My latest crunching of these numbers (and I'm not a number cruncher by nature) is thus: Assuming decline of FIP of 5-8%, half of which is offset by new production, yields a net decline of 2.5-4%. Ten years out, as EROEI declines from todays ~15:1 to ~10:1-7:1, and population grows to ~7.5 billion, we're left with a net available energy of about 2.5 barrels/person/year, compared to today's ~4.4 bbls/pers/yr. So we'll have roughly 60% of today's available oil per person in just ten years.
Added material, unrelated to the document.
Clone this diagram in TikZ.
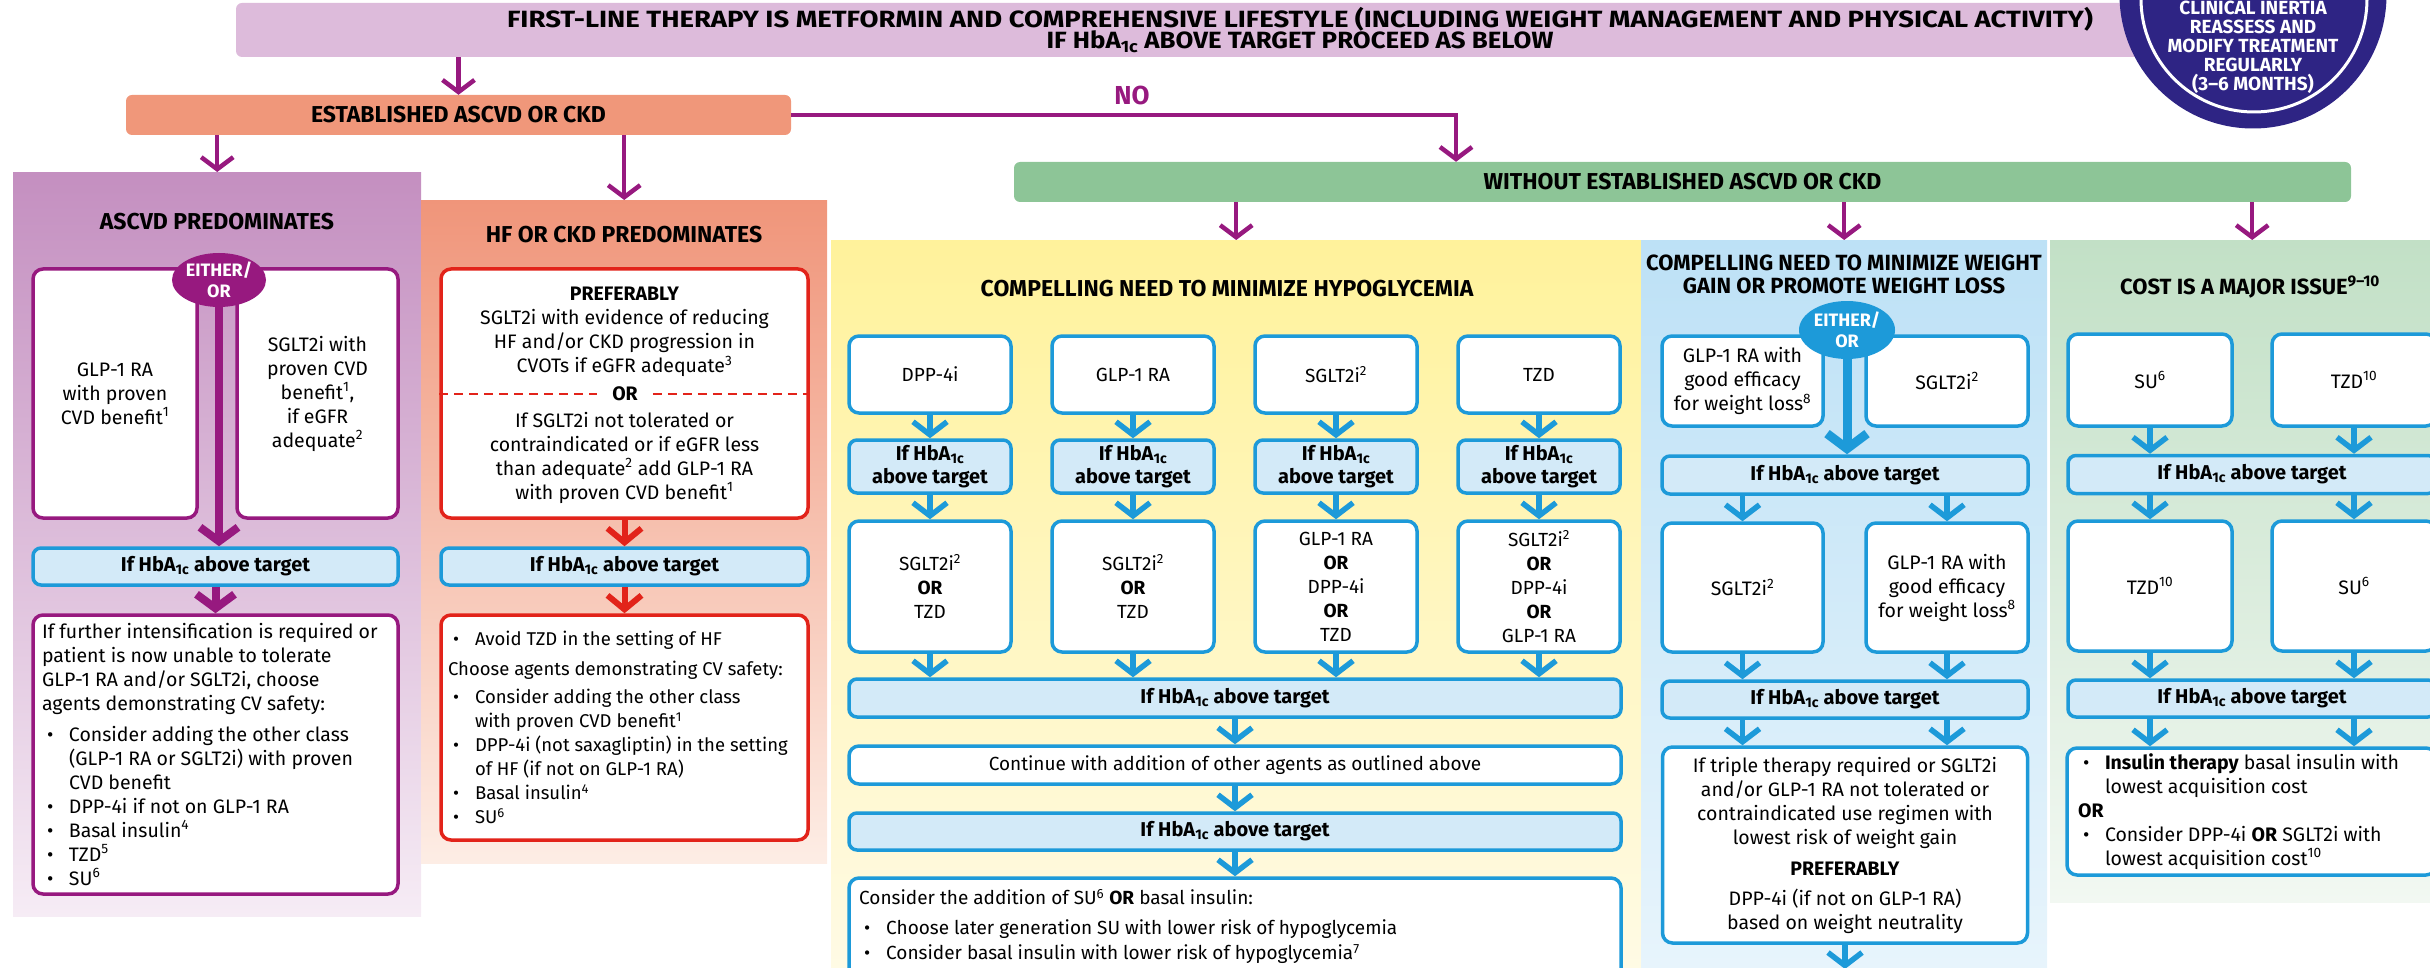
\documentclass[tikz,border=0pt]{standalone}
\usepackage{fontspec}
\setmainfont{Fira Sans}
\newfontfamily\widefont[FakeStretch=1.17]{Fira Sans}
\newfontfamily\semiwidefont[FakeStretch=1.1]{Fira Sans}
\usetikzlibrary{arrows.meta,shapes.geometric}

\definecolor{navy}{HTML}{2E2484}
\definecolor{plum}{HTML}{97197F}
\definecolor{hdrpink}{HTML}{DDBBDB}
\definecolor{salmon}{HTML}{F0977A}
\definecolor{leaf}{HTML}{8DC597}
\definecolor{sky}{HTML}{1D9AD9}
\definecolor{skyfill}{HTML}{D3EAF8}
\definecolor{alarm}{HTML}{E2231A}
\definecolor{ascTop}{HTML}{C48FC0}
\definecolor{ascBot}{HTML}{F6ECF5}
\definecolor{hfTop}{HTML}{F0957A}
\definecolor{hfBot}{HTML}{FDEDE5}
\definecolor{hypTop}{HTML}{FFF29B}
\definecolor{hypBot}{HTML}{FFFBE8}
\definecolor{wtTop}{HTML}{BDE1F6}
\definecolor{wtBot}{HTML}{E9F5FC}
\definecolor{costTop}{HTML}{C2E0C6}
\definecolor{costBot}{HTML}{F2F8F2}

\newcommand{\hba}{HbA\textsubscript{1c}}
\newcommand{\bul}{\par\hangindent=27pt\hangafter=1\noindent\makebox[27pt][l]{\hspace{5pt}\textbullet}}
\newcommand{\tightlines}{\setlength{\lineskiplimit}{-10pt}}

\tikzset{
  hdrbox/.style={rectangle, rounded corners=6pt, inner sep=0pt, align=center,
    font=\bfseries\fontsize{23}{21}\selectfont\tightlines},
  column/.style={rectangle, inner sep=0pt, anchor=north west},
  coltitle/.style={align=center, font=\bfseries\fontsize{22}{23}\selectfont},
  pbox/.style={draw=plum, line width=3.5pt, fill=white, rounded corners=10pt,
    align=center, inner sep=0pt, font=\fontsize{19.5}{24}\selectfont},
  rbox/.style={pbox, draw=alarm},
  wbox/.style={pbox, draw=sky},
  ybox/.style={wbox, font=\fontsize{19}{24}\selectfont},
  hbabox/.style={draw=sky, line width=3.5pt, fill=skyfill, rounded corners=8pt,
    align=center, inner sep=0pt, font=\bfseries\fontsize{20}{23}\selectfont},
  either/.style={ellipse, inner sep=0pt, text=white, align=center,
    font=\bfseries\fontsize{18}{21}\selectfont},
  parr/.style={draw=plum, line width=4.5pt, -{Straight Barb[length=12pt,width=32pt]}},
  parrw/.style={parr, line width=8pt, -{Straight Barb[length=14pt,width=38pt]}},
  rarr/.style={draw=alarm, line width=6pt, -{Straight Barb[length=14pt,width=34pt]}},
  barr/.style={draw=sky, line width=5.5pt, -{Straight Barb[length=13pt,width=34pt]}},
  barrw/.style={barr, line width=9pt, -{Straight Barb[length=15pt,width=40pt]}},
}

\begin{document}
\begin{tikzpicture}[x=1pt, y=-1pt]
\useasboundingbox (0,0) rectangle (2430,968);
\clip (0,0) rectangle (2430,968);

% Header and reminder circle
\node[hdrbox, fill=hdrpink, minimum width=2128pt, minimum height=54pt, font=\bfseries\fontsize{23.5}{21}\selectfont\tightlines] (hdr) at (1300,30)
  {{\widefont FIRST-LINE THERAPY IS METFORMIN AND COMPREHENSIVE LIFESTYLE (INCLUDING WEIGHT MANAGEMENT AND PHYSICAL ACTIVITY)}\\{\semiwidefont IF \hba{} ABOVE TARGET PROCEED AS BELOW}};
\node[circle, fill=navy, inner sep=0pt, minimum size=267pt] (inertia) at (2253,-5) {};
\node[circle, draw=white, line width=3pt, inner sep=0pt, minimum size=226pt] (ring) at (2254,-1) {};
\node[align=center, text=white, font=\bfseries\fontsize{19}{19}\selectfont\tightlines] (inertiatxt) at (2253,47.5)
  {CLINICAL INERTIA\\REASSESS AND\\MODIFY TREATMENT\\REGULARLY\\(3--6 MONTHS)};

% Second level
\node[hdrbox, fill=salmon, minimum width=665pt, minimum height=40pt] (est) at (458.5,115) {ESTABLISHED ASCVD OR CKD};
\node[text=plum, font=\bfseries\fontsize{26}{26}\selectfont] (no) at (1132,95) {NO};
\node[hdrbox, fill=leaf, minimum width=1337pt, minimum height=40pt] (green) at (1682.5,182) {WITHOUT ESTABLISHED ASCVD OR CKD};
\coordinate (turn) at (1456,115);

% Columns
\node[column, top color=ascTop, bottom color=ascBot, minimum width=408pt, minimum height=744pt] (asc) at (13,172) {};
\node[column, top color=hfTop, bottom color=hfBot, minimum width=406pt, minimum height=663pt] (hf) at (421,200) {};
\node[column, top color=hypTop, bottom color=hypBot, minimum width=810pt, minimum height=760pt] (hypo) at (831,240) {};
\node[column, top color=wtTop, bottom color=wtBot, minimum width=406pt, minimum height=760pt] (wt) at (1641,240) {};
\node[column, top color=costTop, bottom color=costBot, minimum width=404pt, minimum height=662pt] (cost) at (2050,240) {};

% ASCVD predominates
\node[coltitle, font=\bfseries\fontsize{23}{23}\selectfont] (asctitle) at (217,222) {ASCVD PREDOMINATES};
\node[pbox, minimum width=164pt, minimum height=249pt] (aglp) at (115,393.5) {GLP-1 RA\\with proven\\CVD benefit\textsuperscript{1}};
\node[pbox, minimum width=161pt, minimum height=249pt] (asglt) at (317.5,393.5) {SGLT2i with\\proven CVD\\benefit\textsuperscript{1},\\if eGFR\\adequate\textsuperscript{2}};
\node[either, fill=plum, minimum width=94pt, minimum height=54pt] (aeith) at (219,280) {EITHER/\\OR};
\node[hbabox, minimum width=365pt, minimum height=37pt] (ahba) at (215.5,566.5) {If \hba{} above target};
\node[pbox, inner xsep=9pt, minimum width=365pt, minimum height=279pt] (abot) at (215.5,754.5)
  {\begin{minipage}{347pt}\raggedright
   If further intensification is required or\newline patient is now unable to tolerate\newline GLP-1 RA and/or SGLT2i, choose\newline agents demonstrating CV safety:\par\vspace{7pt}
   \bul Consider adding the other class\newline (GLP-1 RA or SGLT2i) with proven\newline CVD benefit
   \bul DPP-4i if not on GLP-1 RA
   \bul Basal insulin\textsuperscript{4}
   \bul TZD\textsuperscript{5}
   \bul SU\textsuperscript{6}
   \end{minipage}};

% HF or CKD predominates
\node[coltitle, font=\bfseries\fontsize{23}{23}\selectfont] (hftitle) at (624,235) {HF OR CKD PREDOMINATES};
\node[rbox, minimum width=367pt, minimum height=249pt] (hfpref) at (624.5,393.5) {};
\node[align=center, font=\fontsize{19.5}{24}\selectfont] (hfup) at (624.5,332)
  {\textbf{PREFERABLY}\\SGLT2i with evidence of reducing\\HF and/or CKD progression in\\CVOTs if eGFR adequate\textsuperscript{3}};
\node[inner xsep=15pt, font=\bfseries\fontsize{19.5}{20}\selectfont] (hfor) at (625,394) {OR};
\node[align=center, font=\fontsize{19.5}{24}\selectfont] (hflow) at (624.5,457.5)
  {If SGLT2i not tolerated or\\contraindicated or if eGFR less\\than adequate\textsuperscript{2} add GLP-1 RA\\with proven CVD benefit\textsuperscript{1}};
\draw[alarm, line width=2.5pt, dash pattern=on 9pt off 6pt] (hfpref.west |- hfor) -- (hfor.west);
\draw[alarm, line width=2.5pt, dash pattern=on 9pt off 6pt] (hfor.east) -- (hfpref.east |- hfor);
\node[hbabox, minimum width=367pt, minimum height=37pt] (hfhba) at (624.5,566.5) {If \hba{} above target};
\node[rbox, inner xsep=7pt, minimum width=367pt, minimum height=225pt, font=\fontsize{18.5}{24}\selectfont] (hfbot) at (624.5,727.5)
  {\begin{minipage}{353pt}\raggedright
   \bul Avoid TZD in the setting of HF\par\vspace{6pt}
   \noindent Choose agents demonstrating CV safety:\par\vspace{4pt}
   \bul Consider adding the other class\newline with proven CVD benefit\textsuperscript{1}
   \bul DPP-4i (not saxagliptin) in the setting\newline of HF (if not on GLP-1 RA)
   \bul Basal insulin\textsuperscript{4}
   \bul SU\textsuperscript{6}
   \end{minipage}};

% Compelling need to minimize hypoglycemia
\node[coltitle, font=\bfseries\fontsize{23}{23}\selectfont] (ytitle) at (1227,289) {COMPELLING NEED TO MINIMIZE HYPOGLYCEMIA};
\foreach \i/\lab in {1/DPP-4i, 2/GLP-1 RA, 3/SGLT2i\textsuperscript{2}, 4/TZD} {
  \node[ybox, minimum width=162pt, minimum height=77pt] (ya\i) at ({930+203*(\i-1)},374.5) {\lab};
  \node[hbabox, minimum width=162pt, minimum height=53pt] (yb\i) at ({930+203*(\i-1)},466.5) {If \hba\\above target};
}
\node[ybox, minimum width=162pt, minimum height=131pt] (yc1) at (930,586.5) {SGLT2i\textsuperscript{2}\\\textbf{OR}\\TZD};
\node[ybox, minimum width=162pt, minimum height=131pt] (yc2) at (1133,586.5) {SGLT2i\textsuperscript{2}\\\textbf{OR}\\TZD};
\node[ybox, minimum width=162pt, minimum height=131pt] (yc3) at (1336,586.5) {GLP-1 RA\\\textbf{OR}\\DPP-4i\\\textbf{OR}\\TZD};
\node[ybox, minimum width=162pt, minimum height=131pt] (yc4) at (1539,586.5) {SGLT2i\textsuperscript{2}\\\textbf{OR}\\DPP-4i\\\textbf{OR}\\GLP-1 RA};
\node[hbabox, minimum width=772pt, minimum height=38pt] (yhba) at (1235,698) {If \hba{} above target};
\node[ybox, minimum width=772pt, minimum height=38pt] (ycont) at (1235,765) {Continue with addition of other agents as outlined above};
\node[hbabox, minimum width=772pt, minimum height=37pt] (yhbb) at (1235,831.5) {If \hba{} above target};
\node[ybox, minimum width=772pt, minimum height=122pt] (ybot) at (1235,939) {};
\node[inner sep=0pt, anchor=north west, font=\fontsize{19}{25}\selectfont] (ybottxt) at (859,889)
  {\begin{minipage}{740pt}\raggedright
   Consider the addition of SU\textsuperscript{6} \textbf{OR} basal insulin:\par\vspace{5pt}
   \bul Choose later generation SU with lower risk of hypoglycemia
   \bul Consider basal insulin with lower risk of hypoglycemia\textsuperscript{7}
   \end{minipage}};

% Compelling need to minimize weight gain
\node[coltitle] (wttitle) at (1844,274) {COMPELLING NEED TO MINIMIZE WEIGHT\\GAIN OR PROMOTE WEIGHT LOSS};
\node[wbox, minimum width=161pt, minimum height=90pt] (wal) at (1742.5,381) {GLP-1 RA with\\good efficacy\\for weight loss\textsuperscript{8}};
\node[wbox, minimum width=162pt, minimum height=90pt] (war) at (1947,381) {SGLT2i\textsuperscript{2}};
\node[either, fill=sky, minimum width=96pt, minimum height=58pt] (weith) at (1847,330) {EITHER/\\OR};
\node[hbabox, minimum width=366pt, minimum height=38pt] (whba) at (1845,475) {If \hba{} above target};
\node[wbox, minimum width=161pt, minimum height=129pt] (wbl) at (1742.5,587.5) {SGLT2i\textsuperscript{2}};
\node[wbox, minimum width=162pt, minimum height=129pt] (wbr) at (1947,587.5) {GLP-1 RA with\\good efficacy\\for weight loss\textsuperscript{8}};
\node[hbabox, minimum width=366pt, minimum height=37pt] (whbb) at (1845,699.5) {If \hba{} above target};
\node[wbox, minimum width=365pt, minimum height=196pt] (wbot) at (1845,845)
  {If triple therapy required or SGLT2i\\and/or GLP-1 RA not tolerated or\\contraindicated use regimen with\\lowest risk of weight gain\\[7pt]\textbf{PREFERABLY}\\[6pt]DPP-4i (if not on GLP-1 RA)\\based on weight neutrality};
\coordinate (wend) at (1845,969);

% Cost is a major issue
\node[coltitle] (costtitle) at (2250,287) {COST IS A MAJOR ISSUE\textsuperscript{9--10}};
\node[wbox, minimum width=164pt, minimum height=92pt] (cal) at (2150,380) {SU\textsuperscript{6}};
\node[wbox, minimum width=164pt, minimum height=92pt] (car) at (2354,380) {TZD\textsuperscript{10}};
\node[hbabox, minimum width=368pt, minimum height=38pt] (chba) at (2252,474.5) {If \hba{} above target};
\node[wbox, minimum width=164pt, minimum height=130pt] (cbl) at (2150,586) {TZD\textsuperscript{10}};
\node[wbox, minimum width=164pt, minimum height=130pt] (cbr) at (2354,586) {SU\textsuperscript{6}};
\node[hbabox, minimum width=368pt, minimum height=37pt] (chbb) at (2252,698.5) {If \hba{} above target};
\node[wbox, inner xsep=11pt, minimum width=369pt, minimum height=127pt] (cbot) at (2251.5,811.5)
  {\begin{minipage}{347pt}\raggedright
   \bul \textbf{Insulin therapy} basal insulin with\newline lowest acquisition cost
   \par\noindent\textbf{OR}
   \bul Consider DPP-4i \textbf{OR} SGLT2i with\newline lowest acquisition cost\textsuperscript{10}
   \end{minipage}};

% Purple connectors
\draw[parr] (hdr.south -| est.north) -- (est.north);
\draw[parr] (est.east) -| (turn |- green.north);
\draw[parr] (est.south -| asc.north) -- (asc.north);
\draw[parr] (est.south -| hf.north) -- (hf.north);
\foreach \c in {hypo, wt, cost}
  \draw[parr] (green.south -| \c.north) -- (\c.north);
\draw[parrw] (aeith.south) -- (aeith.south |- ahba.north);
\draw[parrw] (ahba.south) -- (abot.north);

% Red connectors
\draw[rarr] (hfpref.south) -- (hfhba.north);
\draw[rarr] (hfhba.south) -- (hfbot.north);

% Blue connectors
\foreach \i in {1,...,4} {
  \draw[barr] (ya\i.south) -- (yb\i.north);
  \draw[barr] (yb\i.south) -- (yc\i.north);
  \draw[barr] (yc\i.south) -- (yc\i.south |- yhba.north);
}
\draw[barr] (yhba.south) -- (ycont.north);
\draw[barr] (ycont.south) -- (yhbb.north);
\draw[barr] (yhbb.south) -- (ybot.north);
\draw[barrw] (weith.south) -- (weith.south |- whba.north);
\foreach \s in {l,r} {
  \draw[barr] (whba.south -| wb\s) -- (wb\s.north);
  \draw[barr] (wb\s.south) -- (wb\s.south |- whbb.north);
  \draw[barr] (whbb.south -| wb\s) -- (wbot.north -| wb\s);
  \draw[barr] (ca\s.south) -- (ca\s.south |- chba.north);
  \draw[barr] (chba.south -| cb\s) -- (cb\s.north);
  \draw[barr] (cb\s.south) -- (cb\s.south |- chbb.north);
  \draw[barr] (chbb.south -| cb\s) -- (cbot.north -| cb\s);
}
\draw[barr] (wbot.south) -- (wend);
\end{tikzpicture}
\end{document}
I'd love to see someone adept at graphics figure out a way to show this visually.
Clifman,
You may be partly right about the behaviour of poor people in times of austerity.  Clearly things have been brutal in countries like Somalia, Ethiopia and Sudan for decades, yet these countries populations keep increasing.  It is hard to know exactly how much more marginal a person's existence needs to become before a person consciously decides not to have children.  Typically though, once a woman's physiology is compromised by lack of adequate food energy their body is either too weak to procreate or conception does not occur.
It is a too-oft forgotten fact that during the oil shocks of the 70s there were short periods of starvation in countries dependent on food aid.  Clearly, countries like Egypt with population sizes that have gone far beyond their  lands carrying capacity will suffer immensely if US & Euro food aid is cut off.  Initially there may be rationing...later there may be an attempted exodus north to Turkey and Greece.